In your copy, include every line of the listing below exactly but none of the pictures.
** start RECORDED DATA **
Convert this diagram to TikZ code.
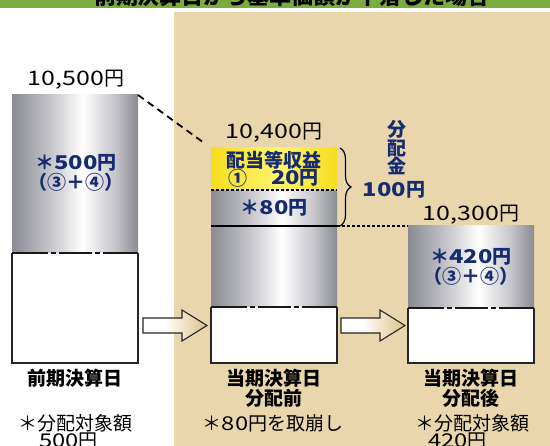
\documentclass[tikz,border=0pt]{standalone}
\usepackage{fontspec}
\usepackage{graphicx}
\setmainfont{Noto Sans CJK JP}
\usetikzlibrary{calc,decorations.pathreplacing}

\definecolor{titleGreen}{RGB}{122,172,62}
\definecolor{paleBeige}{RGB}{233,214,172}
\definecolor{barEdge}{RGB}{138,138,146}
\definecolor{barLight}{RGB}{196,196,202}
\definecolor{incomeEdge}{RGB}{246,222,30}
\definecolor{incomeLight}{RGB}{255,244,110}
\definecolor{arrowTan}{RGB}{222,192,132}
\definecolor{navyInk}{RGB}{22,44,112}

\pgfdeclarehorizontalshading{barShade}{100bp}{color(0bp)=(barEdge); color(25bp)=(barEdge);
  color(40bp)=(barLight); color(53bp)=(white); color(66bp)=(barLight); color(75bp)=(barEdge);
  color(100bp)=(barEdge)}
\pgfdeclarehorizontalshading{incomeShade}{100bp}{color(0bp)=(incomeEdge); color(25bp)=(incomeEdge);
  color(52bp)=(incomeLight); color(75bp)=(incomeEdge); color(100bp)=(incomeEdge)}
\pgfdeclarehorizontalshading{arrowShade}{100bp}{color(0bp)=(white); color(25bp)=(white);
  color(42bp)=(white); color(75bp)=(arrowTan); color(100bp)=(arrowTan)}

\newcommand{\wideNum}[1]{\scalebox{1.25}[1]{#1}}

\begin{document}
\begin{tikzpicture}
[x=1pt,y=-1pt,
  grayBar/.style={shade,shading=barShade,minimum width=126pt,inner sep=0pt,outer sep=0pt,anchor=north west},%
  whiteBox/.style={fill=white,minimum width=126pt,inner sep=0pt,outer sep=0pt,anchor=north west},%
  boxLine/.style={line width=1.1pt,color=black!85},%
  cutLine/.style={line width=1.6pt,color=black!90},%
  dashLine/.style={line width=1.8pt,dash pattern=on 7pt off 5pt},%
  dotLine/.style={line width=1.5pt,dash pattern=on 3pt off 2pt},%
  blockArrow/.style={draw=black!85,line width=1.1pt,shading=arrowShade,line join=miter},%
  valueText/.style={font=\fontsize{20}{20}\selectfont},%
  navyText/.style={text=navyInk,font=\fontsize{19}{17}\selectfont\bfseries,align=center,inner sep=0pt},%
  dateText/.style={font=\fontsize{19}{20}\selectfont\bfseries,align=center,inner sep=0pt},%
  noteText/.style={font=\fontsize{19}{19}\selectfont,inner sep=0pt}]
\useasboundingbox (0,0) rectangle (550,446);
%% backgrounds
\fill[titleGreen] (0,-20) rectangle (550,8);
\node[font=\fontsize{22}{22}\selectfont\bfseries] (title) at (292,-4) {前期決算日から基準価額が下落した場合};
\fill[paleBeige] (174,12) rectangle (550,446);
%% the three bars
\foreach \name/\x/\ytop/\ygray/\ywhite in {prev/12/95/158/110, pre/211/190/117/56, post/408/226/82/55}
{
  \node[grayBar,minimum height=\ygray pt] (\name Gray) at (\x,\ytop) {};
  \node[whiteBox,minimum height=\ywhite pt] (\name White) at (\name Gray.south west) {};
  \draw[boxLine] (\name White.north west) -- (\name White.south west)
    -- (\name White.south east) -- (\name White.north east);
  %% broken line between the two parts
  \foreach \a/\b in {0/36, 39/44, 47/80, 83/88, 91/126}
    \draw[cutLine] ($(\name White.north west)+(\a,0)$) -- ($(\name White.north west)+(\b,0)$);
}
%% income part on the middle bar
\node[grayBar,shading=incomeShade,minimum height=42pt] (income) at (211,148) {};
\draw[dotLine] (income.south west) -- (income.south east);
\coordinate (payLine) at (211,226);
\draw[line width=1.4pt] (preGray.west |- payLine) -- (preGray.east |- payLine);
%% values and amounts
\node[valueText] (prevValue) at (76,80) {\wideNum{10,500}円};
\node[valueText] (preValue) at (274,133) {\wideNum{10,400}円};
\node[valueText] (postValue) at (471,215) {\wideNum{10,300}円};
\node[navyText] (prevAmount) at (76,173) {＊\wideNum{500}円\\（③＋④）};
\node[navyText] (postAmount) at (471,267) {＊\wideNum{420}円\\（③＋④）};
\node[navyText] (incomeName) at (274,160) {配当等収益};
\node[navyText] (incomeNumber) at (238,178) {①};
\node[navyText] (incomeAmount) at (295,178) {\wideNum{20}円};
\node[navyText] (drawAmount) at (274,208) {＊\wideNum{80}円};
%% payout brace
\draw[line width=1.2pt,decorate,decoration={brace,amplitude=11pt}]
  ([xshift=3pt]income.north east) -- ([xshift=3pt]preGray.east |- payLine);
\node[navyText,font=\fontsize{19}{18.5}\selectfont\bfseries] (payout) at (397,148) {分\\配\\金};
\node[navyText] (payoutValue) at (394,190) {\wideNum{100}円};
%% connectors
\draw[dashLine,shorten >=9pt] (prevGray.north east) -- (income.north west);
\draw[dotLine] (preGray.east |- payLine) -- (postGray.north west);
\coordinate (arrowOneTail) at (143,325.5);
\coordinate (arrowOneTip) at (207,325.5);
\coordinate (arrowTwoTail) at (341,325.5);
\coordinate (arrowTwoTip) at (405,325.5);
\foreach \s/\e in {arrowOneTail/arrowOneTip, arrowTwoTail/arrowTwoTip}
{
  \shade[blockArrow] ($(\s)+(0,-7.5)$) -- ($(\e)+(-25,-7.5)$) -- ($(\e)+(-25,-15.5)$) -- (\e)
    -- ($(\e)+(-25,15.5)$) -- ($(\e)+(-25,7.5)$) -- ($(\s)+(0,7.5)$) -- cycle;
}
%% dates and notes
\node[dateText] (prevDate) at (75,378) {前期決算日};
\node[dateText] (preDate) at (274,388) {当期決算日\\分配前};
\node[dateText] (postDate) at (471,388) {当期決算日\\分配後};
\node[noteText] (prevNote) at (76,423) {＊分配対象額};
\node[noteText,anchor=west] (prevNoteValue) at (39,441) {\wideNum{500}円};
\node[noteText] (preNote) at (273,423) {＊\wideNum{80}円を取崩し};
\node[noteText] (postNote) at (472,423) {＊分配対象額};
\node[noteText,anchor=west] (postNoteValue) at (428,441) {\wideNum{420}円};
\end{tikzpicture}
\end{document}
** end RECORDED DATA **
### [SOLUTION FOR THIS EXERCISE]
Convert this diagram to TikZ code.
\documentclass[tikz,border=0pt]{standalone}
\usepackage{fontspec}
\usepackage{graphicx}
\setmainfont{Noto Sans CJK JP}
\usetikzlibrary{calc,decorations.pathreplacing}

\definecolor{titleGreen}{RGB}{122,172,62}
\definecolor{paleBeige}{RGB}{233,214,172}
\definecolor{barEdge}{RGB}{138,138,146}
\definecolor{barLight}{RGB}{196,196,202}
\definecolor{incomeEdge}{RGB}{246,222,30}
\definecolor{incomeLight}{RGB}{255,244,110}
\definecolor{arrowTan}{RGB}{222,192,132}
\definecolor{navyInk}{RGB}{22,44,112}

\pgfdeclarehorizontalshading{barShade}{100bp}{color(0bp)=(barEdge); color(25bp)=(barEdge);
  color(40bp)=(barLight); color(53bp)=(white); color(66bp)=(barLight); color(75bp)=(barEdge);
  color(100bp)=(barEdge)}
\pgfdeclarehorizontalshading{incomeShade}{100bp}{color(0bp)=(incomeEdge); color(25bp)=(incomeEdge);
  color(52bp)=(incomeLight); color(75bp)=(incomeEdge); color(100bp)=(incomeEdge)}
\pgfdeclarehorizontalshading{arrowShade}{100bp}{color(0bp)=(white); color(25bp)=(white);
  color(42bp)=(white); color(75bp)=(arrowTan); color(100bp)=(arrowTan)}

\newcommand{\wideNum}[1]{\scalebox{1.25}[1]{#1}}

\begin{document}
\begin{tikzpicture}
[x=1pt,y=-1pt,
  grayBar/.style={shade,shading=barShade,minimum width=126pt,inner sep=0pt,outer sep=0pt,anchor=north west},%
  whiteBox/.style={fill=white,minimum width=126pt,inner sep=0pt,outer sep=0pt,anchor=north west},%
  boxLine/.style={line width=1.1pt,color=black!85},%
  cutLine/.style={line width=1.6pt,color=black!90},%
  dashLine/.style={line width=1.8pt,dash pattern=on 7pt off 5pt},%
  dotLine/.style={line width=1.5pt,dash pattern=on 3pt off 2pt},%
  blockArrow/.style={draw=black!85,line width=1.1pt,shading=arrowShade,line join=miter},%
  valueText/.style={font=\fontsize{20}{20}\selectfont},%
  navyText/.style={text=navyInk,font=\fontsize{19}{17}\selectfont\bfseries,align=center,inner sep=0pt},%
  dateText/.style={font=\fontsize{19}{20}\selectfont\bfseries,align=center,inner sep=0pt},%
  noteText/.style={font=\fontsize{19}{19}\selectfont,inner sep=0pt}]
\useasboundingbox (0,0) rectangle (550,446);
%% backgrounds
\fill[titleGreen] (0,-20) rectangle (550,8);
\node[font=\fontsize{22}{22}\selectfont\bfseries] (title) at (292,-4) {前期決算日から基準価額が下落した場合};
\fill[paleBeige] (174,12) rectangle (550,446);
%% the three bars
\foreach \name/\x/\ytop/\ygray/\ywhite in {prev/12/95/158/110, pre/211/190/117/56, post/408/226/82/55}
{
  \node[grayBar,minimum height=\ygray pt] (\name Gray) at (\x,\ytop) {};
  \node[whiteBox,minimum height=\ywhite pt] (\name White) at (\name Gray.south west) {};
  \draw[boxLine] (\name White.north west) -- (\name White.south west)
    -- (\name White.south east) -- (\name White.north east);
  %% broken line between the two parts
  \foreach \a/\b in {0/36, 39/44, 47/80, 83/88, 91/126}
    \draw[cutLine] ($(\name White.north west)+(\a,0)$) -- ($(\name White.north west)+(\b,0)$);
}
%% income part on the middle bar
\node[grayBar,shading=incomeShade,minimum height=42pt] (income) at (211,148) {};
\draw[dotLine] (income.south west) -- (income.south east);
\coordinate (payLine) at (211,226);
\draw[line width=1.4pt] (preGray.west |- payLine) -- (preGray.east |- payLine);
%% values and amounts
\node[valueText] (prevValue) at (76,80) {\wideNum{10,500}円};
\node[valueText] (preValue) at (274,133) {\wideNum{10,400}円};
\node[valueText] (postValue) at (471,215) {\wideNum{10,300}円};
\node[navyText] (prevAmount) at (76,173) {＊\wideNum{500}円\\（③＋④）};
\node[navyText] (postAmount) at (471,267) {＊\wideNum{420}円\\（③＋④）};
\node[navyText] (incomeName) at (274,160) {配当等収益};
\node[navyText] (incomeNumber) at (238,178) {①};
\node[navyText] (incomeAmount) at (295,178) {\wideNum{20}円};
\node[navyText] (drawAmount) at (274,208) {＊\wideNum{80}円};
%% payout brace
\draw[line width=1.2pt,decorate,decoration={brace,amplitude=11pt}]
  ([xshift=3pt]income.north east) -- ([xshift=3pt]preGray.east |- payLine);
\node[navyText,font=\fontsize{19}{18.5}\selectfont\bfseries] (payout) at (397,148) {分\\配\\金};
\node[navyText] (payoutValue) at (394,190) {\wideNum{100}円};
%% connectors
\draw[dashLine,shorten >=9pt] (prevGray.north east) -- (income.north west);
\draw[dotLine] (preGray.east |- payLine) -- (postGray.north west);
\coordinate (arrowOneTail) at (143,325.5);
\coordinate (arrowOneTip) at (207,325.5);
\coordinate (arrowTwoTail) at (341,325.5);
\coordinate (arrowTwoTip) at (405,325.5);
\foreach \s/\e in {arrowOneTail/arrowOneTip, arrowTwoTail/arrowTwoTip}
{
  \shade[blockArrow] ($(\s)+(0,-7.5)$) -- ($(\e)+(-25,-7.5)$) -- ($(\e)+(-25,-15.5)$) -- (\e)
    -- ($(\e)+(-25,15.5)$) -- ($(\e)+(-25,7.5)$) -- ($(\s)+(0,7.5)$) -- cycle;
}
%% dates and notes
\node[dateText] (prevDate) at (75,378) {前期決算日};
\node[dateText] (preDate) at (274,388) {当期決算日\\分配前};
\node[dateText] (postDate) at (471,388) {当期決算日\\分配後};
\node[noteText] (prevNote) at (76,423) {＊分配対象額};
\node[noteText,anchor=west] (prevNoteValue) at (39,441) {\wideNum{500}円};
\node[noteText] (preNote) at (273,423) {＊\wideNum{80}円を取崩し};
\node[noteText] (postNote) at (472,423) {＊分配対象額};
\node[noteText,anchor=west] (postNoteValue) at (428,441) {\wideNum{420}円};
\end{tikzpicture}
\end{document}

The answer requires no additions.